The Matthews were very proud of Billy Puffer, Tiny Town’s steam engine-powered train. It had a glorious whistle, the real clickity clack sounds, and actual steam rose out of its stack. Each of the wooden cars, open-air and without seat belts, contained two opposing benches and could seat 4-6 people. The track comprised almost a whole block of perimeter, transporting riders first past most of the smaller TT rides, the restrooms, my grandparents’ mobile home, the stables, the parking area, and then into a loud and dark tunnel. It was almost scary, a long and sometimes fast straightaway, and people didn’t have to be told to keep their arms inside the cars. When you came out into daylight, whew, back to the known world, you’d see the merry-go-round, the drive-yourself boat ride and eventually the ponies working at the sweep. Turning the corner, you’d arrive at Billy Puffer’s daytime spot, right on Olive St, (later Alondra Blvd). At night, Billy would be driven to his tunnel, always a wild ride at breakneck speed if Matt wasn’t around.
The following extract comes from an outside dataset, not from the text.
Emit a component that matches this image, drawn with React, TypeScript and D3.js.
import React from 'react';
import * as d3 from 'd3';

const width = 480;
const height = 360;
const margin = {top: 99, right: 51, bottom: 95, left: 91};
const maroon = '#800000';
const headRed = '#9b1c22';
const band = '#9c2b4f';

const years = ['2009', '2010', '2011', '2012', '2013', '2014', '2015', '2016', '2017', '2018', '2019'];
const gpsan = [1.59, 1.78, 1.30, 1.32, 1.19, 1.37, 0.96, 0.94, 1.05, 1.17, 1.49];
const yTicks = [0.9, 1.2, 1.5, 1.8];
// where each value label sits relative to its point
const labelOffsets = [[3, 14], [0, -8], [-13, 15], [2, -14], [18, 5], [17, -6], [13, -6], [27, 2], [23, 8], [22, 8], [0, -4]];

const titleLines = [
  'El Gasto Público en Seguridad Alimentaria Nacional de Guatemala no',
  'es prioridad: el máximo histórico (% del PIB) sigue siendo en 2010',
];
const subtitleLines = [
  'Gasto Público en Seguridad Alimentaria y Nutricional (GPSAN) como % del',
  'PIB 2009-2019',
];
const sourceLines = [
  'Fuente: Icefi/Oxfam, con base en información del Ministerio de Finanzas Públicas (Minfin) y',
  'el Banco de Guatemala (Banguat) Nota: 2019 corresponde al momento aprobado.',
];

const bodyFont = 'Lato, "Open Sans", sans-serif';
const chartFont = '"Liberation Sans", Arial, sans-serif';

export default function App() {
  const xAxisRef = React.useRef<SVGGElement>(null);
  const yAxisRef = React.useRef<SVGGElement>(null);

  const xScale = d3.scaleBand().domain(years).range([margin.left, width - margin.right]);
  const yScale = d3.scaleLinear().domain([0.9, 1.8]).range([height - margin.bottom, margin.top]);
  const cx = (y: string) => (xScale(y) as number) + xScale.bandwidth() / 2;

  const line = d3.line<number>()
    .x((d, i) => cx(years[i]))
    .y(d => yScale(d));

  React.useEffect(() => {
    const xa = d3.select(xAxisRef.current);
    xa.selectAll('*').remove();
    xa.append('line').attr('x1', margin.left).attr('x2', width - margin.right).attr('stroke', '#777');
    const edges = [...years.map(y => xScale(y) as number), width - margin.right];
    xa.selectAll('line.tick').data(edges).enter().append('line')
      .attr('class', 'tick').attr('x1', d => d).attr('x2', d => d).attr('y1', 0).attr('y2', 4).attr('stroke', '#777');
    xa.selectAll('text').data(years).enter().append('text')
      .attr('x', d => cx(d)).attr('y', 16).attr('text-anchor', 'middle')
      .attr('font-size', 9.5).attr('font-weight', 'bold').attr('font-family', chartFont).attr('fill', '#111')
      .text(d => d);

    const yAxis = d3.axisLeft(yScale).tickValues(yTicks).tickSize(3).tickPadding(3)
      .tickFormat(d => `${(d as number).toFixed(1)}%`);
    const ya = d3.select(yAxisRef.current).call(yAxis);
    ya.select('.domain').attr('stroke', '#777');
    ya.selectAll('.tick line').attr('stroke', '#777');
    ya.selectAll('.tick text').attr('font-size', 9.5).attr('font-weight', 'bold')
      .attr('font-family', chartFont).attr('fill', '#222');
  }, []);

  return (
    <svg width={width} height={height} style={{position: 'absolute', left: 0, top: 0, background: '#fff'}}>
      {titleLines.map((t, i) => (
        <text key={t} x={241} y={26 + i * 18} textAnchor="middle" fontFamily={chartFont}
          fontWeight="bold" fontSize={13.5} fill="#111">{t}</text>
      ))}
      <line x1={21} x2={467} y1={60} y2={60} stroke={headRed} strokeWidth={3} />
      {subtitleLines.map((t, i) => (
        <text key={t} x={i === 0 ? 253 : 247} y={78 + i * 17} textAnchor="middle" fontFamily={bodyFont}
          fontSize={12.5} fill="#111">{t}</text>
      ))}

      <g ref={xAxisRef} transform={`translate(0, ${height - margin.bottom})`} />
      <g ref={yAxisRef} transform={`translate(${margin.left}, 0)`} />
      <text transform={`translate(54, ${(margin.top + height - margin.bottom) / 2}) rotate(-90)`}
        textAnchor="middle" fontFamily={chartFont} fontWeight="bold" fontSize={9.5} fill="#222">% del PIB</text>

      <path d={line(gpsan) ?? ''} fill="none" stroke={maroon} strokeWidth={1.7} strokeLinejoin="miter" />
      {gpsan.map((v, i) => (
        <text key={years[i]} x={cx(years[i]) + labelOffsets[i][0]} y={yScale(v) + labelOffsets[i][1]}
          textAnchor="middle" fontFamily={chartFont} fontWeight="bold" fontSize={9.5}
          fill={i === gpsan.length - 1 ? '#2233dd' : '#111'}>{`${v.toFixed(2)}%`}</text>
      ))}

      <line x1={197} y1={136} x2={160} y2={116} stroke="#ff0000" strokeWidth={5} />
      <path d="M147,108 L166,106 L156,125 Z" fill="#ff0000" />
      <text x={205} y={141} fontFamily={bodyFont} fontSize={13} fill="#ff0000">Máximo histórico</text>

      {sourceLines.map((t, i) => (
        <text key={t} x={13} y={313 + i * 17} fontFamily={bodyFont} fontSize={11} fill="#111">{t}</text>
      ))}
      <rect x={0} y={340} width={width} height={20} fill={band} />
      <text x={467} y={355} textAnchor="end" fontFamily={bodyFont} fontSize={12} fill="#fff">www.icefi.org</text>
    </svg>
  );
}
Everybody wanted to drive Billy Puffer, but it was a privilege not granted to everyone.
FAQs: What does the sign mean on the back end of the train? Follow the Hearts to Salida Colorado. All I know is that Matt and Nana met in Salida, Colorado, and that’s where my mother was born.
Who built the steam engine? There is a newspaper article that says Matt built it. I know he built some of the rides, maybe he made the railroad cars, but the origin of Billy Puffer, the steam engine, is unknown.